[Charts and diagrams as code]
· · ·

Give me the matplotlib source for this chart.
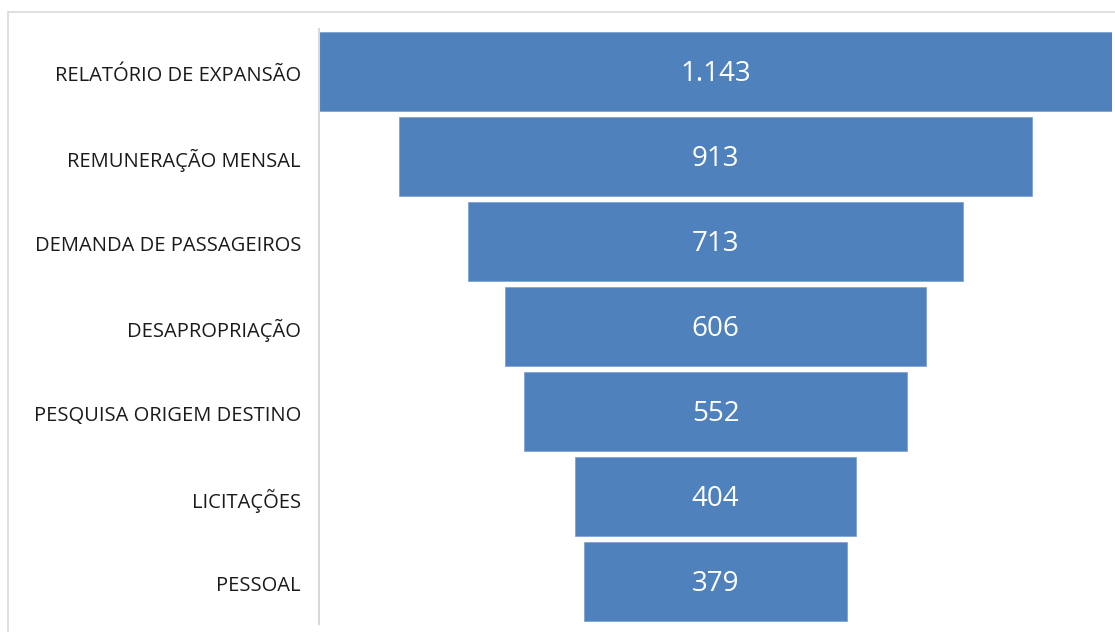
import matplotlib.pyplot as plt
from matplotlib.patches import Rectangle
import numpy as np

# Funil - quantidade por assunto
categorias = ['RELATÓRIO DE EXPANSÃO', 'REMUNERAÇÃO MENSAL', 'DEMANDA DE PASSAGEIROS',
              'DESAPROPRIAÇÃO', 'PESQUISA ORIGEM DESTINO', 'LICITAÇÕES', 'PESSOAL']
valores = [1143, 913, 713, 606, 552, 404, 379]
rotulos = ['1.143', '913', '713', '606', '552', '404', '379']

plt.rcParams['font.family'] = ['Open Sans', 'DejaVu Sans']

fig = plt.figure(figsize=(11.15, 6.32), dpi=100)
ax = fig.add_axes([319/1115, 8/632, 793/1115, 595/632])

y = np.arange(len(categorias))
v = np.array(valores)
barras = ax.barh(y, v, left=-v/2, height=0.93, color='#4f81bd',
                 edgecolor='#7fa3d3', linewidth=0.6)

for yi, txt in zip(y, rotulos):
    ax.text(0, yi + 0.03, txt, ha='center', va='center', color='white', fontsize=20)

ax.set_yticks(y + 0.02)
ax.set_yticklabels(categorias, fontsize=14.5, color='#1a1a1a')
ax.set_ylim(len(categorias) - 0.5, -0.5)
ax.set_xlim(-max(valores)/2, max(valores)/2)
ax.tick_params(axis='y', length=0, pad=13)
ax.set_xticks([])
for s in ['top', 'right', 'bottom']:
    ax.spines[s].set_visible(False)
ax.spines['left'].set_color('#d9d9d9')
ax.spines['left'].set_linewidth(1.5)

# moldura do gráfico
fig.patches.append(Rectangle((8/1115, -0.05), 1.1, 0.05 + 620/632, transform=fig.transFigure,
                             fill=False, edgecolor='#d9d9d9', linewidth=1.2))

plt.savefig('out.png', dpi=100)
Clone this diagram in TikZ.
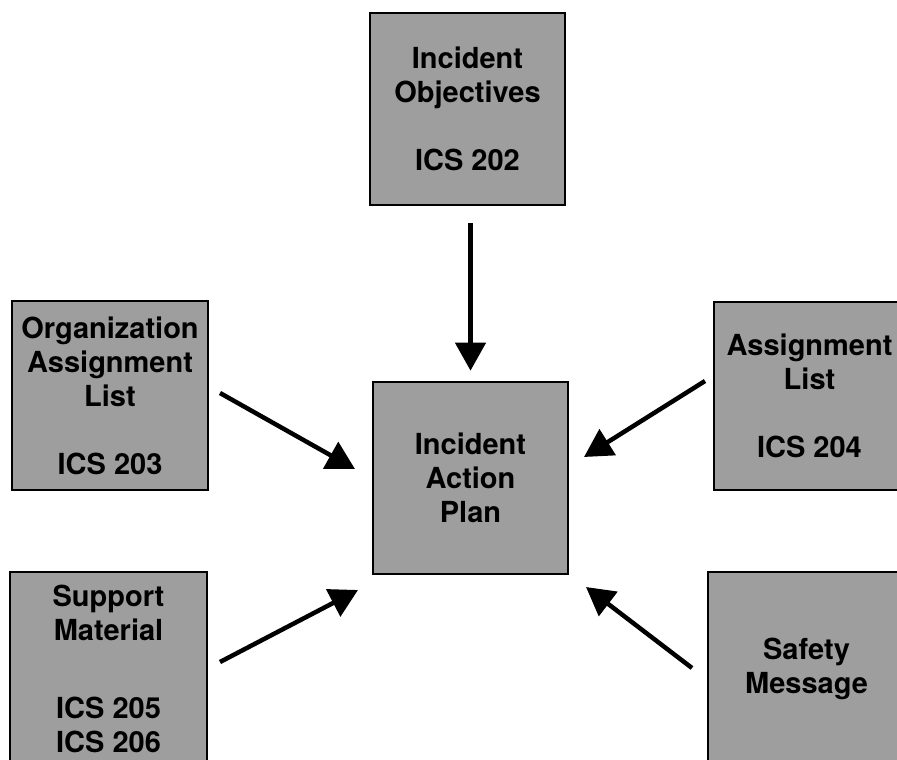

· · ·

**Stated exercise**: Write out every record above exactly as it stands, but leave out the pictures.

**Exercise response**:
Give me the matplotlib source for this chart.
import matplotlib.pyplot as plt
from matplotlib.patches import Rectangle
import numpy as np

# Funil - quantidade por assunto
categorias = ['RELATÓRIO DE EXPANSÃO', 'REMUNERAÇÃO MENSAL', 'DEMANDA DE PASSAGEIROS',
              'DESAPROPRIAÇÃO', 'PESQUISA ORIGEM DESTINO', 'LICITAÇÕES', 'PESSOAL']
valores = [1143, 913, 713, 606, 552, 404, 379]
rotulos = ['1.143', '913', '713', '606', '552', '404', '379']

plt.rcParams['font.family'] = ['Open Sans', 'DejaVu Sans']

fig = plt.figure(figsize=(11.15, 6.32), dpi=100)
ax = fig.add_axes([319/1115, 8/632, 793/1115, 595/632])

y = np.arange(len(categorias))
v = np.array(valores)
barras = ax.barh(y, v, left=-v/2, height=0.93, color='#4f81bd',
                 edgecolor='#7fa3d3', linewidth=0.6)

for yi, txt in zip(y, rotulos):
    ax.text(0, yi + 0.03, txt, ha='center', va='center', color='white', fontsize=20)

ax.set_yticks(y + 0.02)
ax.set_yticklabels(categorias, fontsize=14.5, color='#1a1a1a')
ax.set_ylim(len(categorias) - 0.5, -0.5)
ax.set_xlim(-max(valores)/2, max(valores)/2)
ax.tick_params(axis='y', length=0, pad=13)
ax.set_xticks([])
for s in ['top', 'right', 'bottom']:
    ax.spines[s].set_visible(False)
ax.spines['left'].set_color('#d9d9d9')
ax.spines['left'].set_linewidth(1.5)

# moldura do gráfico
fig.patches.append(Rectangle((8/1115, -0.05), 1.1, 0.05 + 620/632, transform=fig.transFigure,
                             fill=False, edgecolor='#d9d9d9', linewidth=1.2))

plt.savefig('out.png', dpi=100)
Clone this diagram in TikZ.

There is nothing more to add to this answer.